Francesca Schiavone's cheering section at Saturday's French Open final wore matching black T-shirts with the phrase "Nothing Is Impossible." The 29-year-old Italian proved it Saturday at Roland Garros.
In one of the most unexpected Grand Slam victories in recent tennis history, Schiavone won the French Open with a rousing 6-4, 7-6 victory over No. 7 seed Sam Stosur. She became the first Italian to win a Grand Slam and the second-oldest first-time Grand Slam champion.
Prior to this tournament, Schiavone had never made it to a Slam semifinal and had played her way into just three quarterfinals in her previous 39 majors. But with her wicked slice, new racquet strings and a varied strategy to combat Stosur's big serve, Schiavone pulled the upset over the woman who had knocked off three former No. 1s (Serena Williams, Justine Henin and Jelena Jankovic) en route to the final.

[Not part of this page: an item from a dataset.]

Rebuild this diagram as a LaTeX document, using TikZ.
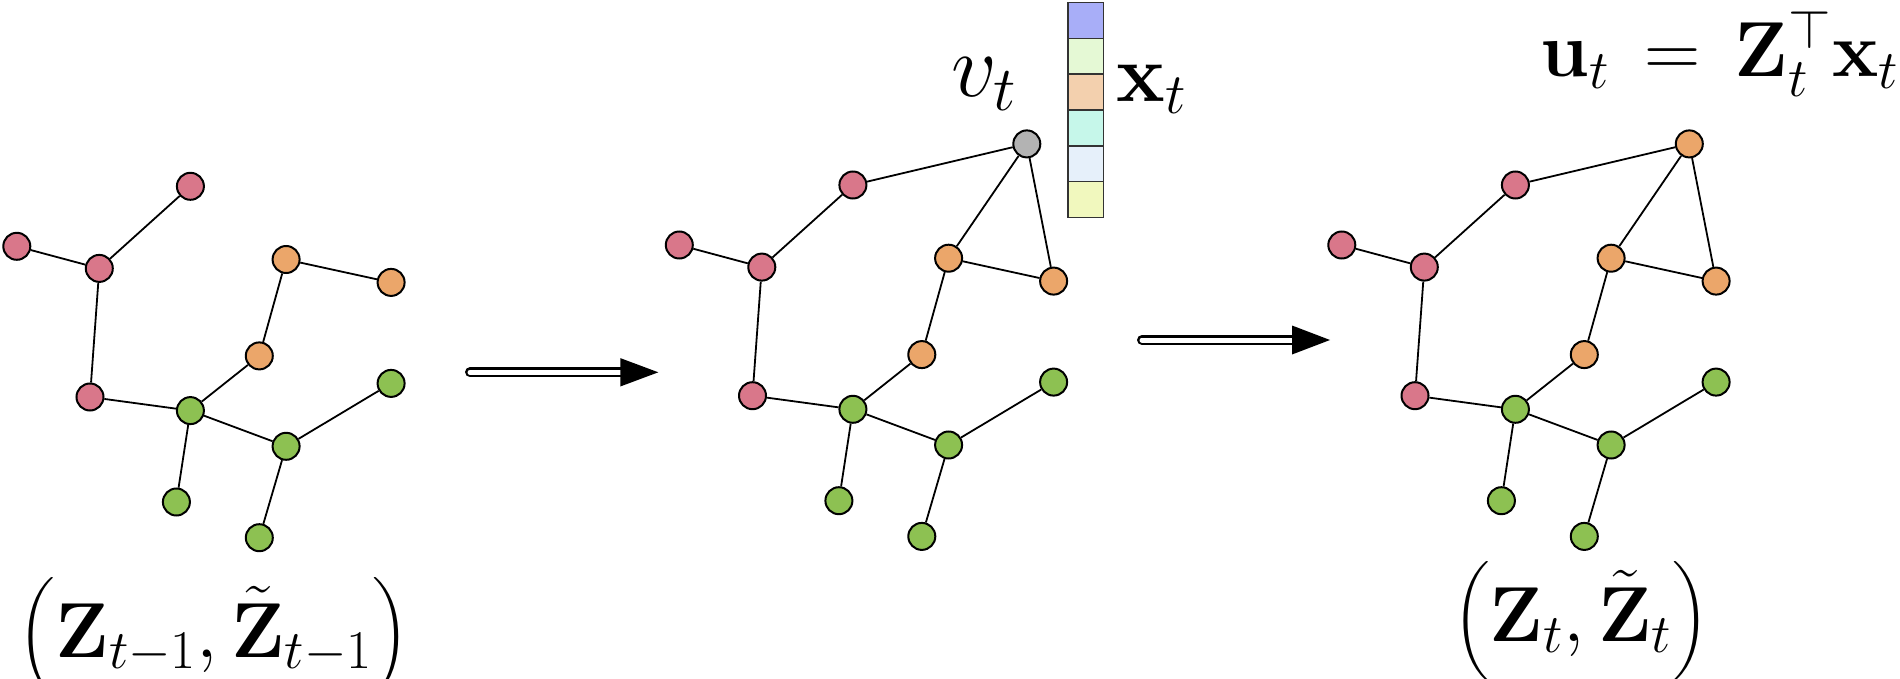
\RequirePackage{fix-cm}
\documentclass[tikz,border=0pt]{standalone}
\usepackage{amsmath}
\definecolor{pinkn}{HTML}{D9778A}
\definecolor{orangen}{HTML}{EBA66A}
\definecolor{greenn}{HTML}{8DC152}
\definecolor{grayn}{HTML}{B3B3B3}
\definecolor{cellA}{HTML}{A8AEF8}
\definecolor{cellB}{HTML}{E5F9D5}
\definecolor{cellC}{HTML}{F3D0AE}
\definecolor{cellD}{HTML}{C6F7EA}
\definecolor{cellE}{HTML}{E6F0FA}
\definecolor{cellF}{HTML}{F1F8BE}
\tikzset{
  gnode/.style={circle, draw=black, line width=1pt, minimum size=13.5pt, inner sep=0pt},
  pk/.style={gnode, fill=pinkn},
  og/.style={gnode, fill=orangen},
  gr/.style={gnode, fill=greenn},
  gy/.style={gnode, fill=grayn},
  gedge/.style={line width=0.9pt},
  cell/.style={draw=black!80, line width=0.8pt, minimum width=17.8pt, minimum height=17.9pt, inner sep=0pt},
  lab/.style={inner sep=0pt, font=\fontsize{39}{46}\selectfont},
  shaft/.style={draw=black, double=white, double distance=2.5pt, line width=1.25pt, line cap=round},
}
\newcommand\basegraph[3]{%
  \begin{scope}[shift={(#2,#3)}]
    \node[pk] (#1A) at (190.4,185) {};
    \node[pk] (#1B) at (16.8,245) {};
    \node[pk] (#1C) at (99.3,267.1) {};
    \node[pk] (#1D) at (90,395.7) {};
    \node[gr] (#1E) at (190.4,409.3) {};
    \node[og] (#1F) at (259.3,354.6) {};
    \node[og] (#1G) at (286.1,258.2) {};
    \node[og] (#1H) at (391.1,281.1) {};
    \node[gr] (#1I) at (391.1,382.1) {};
    \node[gr] (#1J) at (286.1,445) {};
    \node[gr] (#1K) at (176.4,500.7) {};
    \node[gr] (#1L) at (259.3,536.4) {};
  \end{scope}
  \draw[gedge] (#1A) -- (#1C);
  \draw[gedge] (#1B) -- (#1C);
  \draw[gedge] (#1C) -- (#1D);
  \draw[gedge] (#1D) -- (#1E);
  \draw[gedge] (#1E) -- (#1F);
  \draw[gedge] (#1F) -- (#1G);
  \draw[gedge] (#1G) -- (#1H);
  \draw[gedge] (#1E) -- (#1J);
  \draw[gedge] (#1E) -- (#1K);
  \draw[gedge] (#1J) -- (#1I);
  \draw[gedge] (#1J) -- (#1L);
}
\begin{document}
\begin{tikzpicture}[x=0.5pt, y=-0.5pt]
  \useasboundingbox (0,0) rectangle (1900,679);
  % three graphs
  \basegraph{L}{0}{1.3}
  \basegraph{M}{662.5}{0}
  \basegraph{R}{1325}{0}
  % new node v_t
  \node[gy] (MV) at (1026.8,143.9) {};
  \draw[gedge] (MV) -- (MA);
  \draw[gedge] (MV) -- (MG);
  \draw[gedge] (MV) -- (MH);
  \node[og] (RV) at (1689.3,143.9) {};
  \draw[gedge] (RV) -- (RA);
  \draw[gedge] (RV) -- (RG);
  \draw[gedge] (RV) -- (RH);
  % feature vector
  \node[cell, fill=cellA] (c1) at (1085.5,20.6) {};
  \node[cell, fill=cellB] (c2) at (1085.5,56.4) {};
  \node[cell, fill=cellC] (c3) at (1085.5,92.1) {};
  \node[cell, fill=cellD] (c4) at (1085.5,127.9) {};
  \node[cell, fill=cellE] (c5) at (1085.5,163.7) {};
  \node[cell, fill=cellF] (c6) at (1085.5,199.5) {};
  % labels
  \node[lab, anchor=base, font=\fontsize{45}{52}\selectfont] (vt) at (984,97) {$v_t$};
  \node[lab, anchor=base west, font=\fontsize{41}{48}\selectfont] (xt) at (1116,101.5) {$\mathbf{x}_t$};
  \node[lab, anchor=base east] (ut) at (1899,77) {$\mathbf{u}_t \,=\, \mathbf{Z}_t^{\top}\mathbf{x}_t$};
  \node[lab, anchor=base] (l1) at (214,657) {$\left(\mathbf{Z}_{t-1},\tilde{\mathbf{Z}}_{t-1}\right)$};
  \node[lab, anchor=base] (l2) at (1581,641) {$\left(\mathbf{Z}_t,\tilde{\mathbf{Z}}_t\right)$};
  % arrows
  \coordinate (a1s) at (470,372.3);
  \coordinate (a1b) at (621,372.3);
  \coordinate (a1t) at (658.3,372.3);
  \draw[shaft] (a1s) -- (a1b);
  \fill (a1t) -- ++(-38,-14.2) -- ++(0,28.4) -- cycle;
  \coordinate (a2s) at (1142,340);
  \coordinate (a2b) at (1292,340);
  \coordinate (a2t) at (1330,340);
  \draw[shaft] (a2s) -- (a2b);
  \fill (a2t) -- ++(-38,-14.5) -- ++(0,29) -- cycle;
\end{tikzpicture}
\end{document}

Though the red clay of Roland Garros is known for sometimes producing unlikely winners (Iva Majoli and Anastasia Myskina come to mind), Schiavone might trump them all. She has been a solid tour player for at least seven years, hovering in or around the top 20 for much of the time. But she'll turn 30 in 18 days and had won just three tournaments during her 10-year career. In theory, she should have peaked long ago. Now she'll enter her third decade as a Grand Slam champion.
After the match, Schiavone was asked by NBC's John McEnroe about the expectations she had entering this year's French. "Expectation," she said rhetorically. "No. But dream? Always. When I was younger I was always dreaming to win this tournament. Now it's time to enjoy."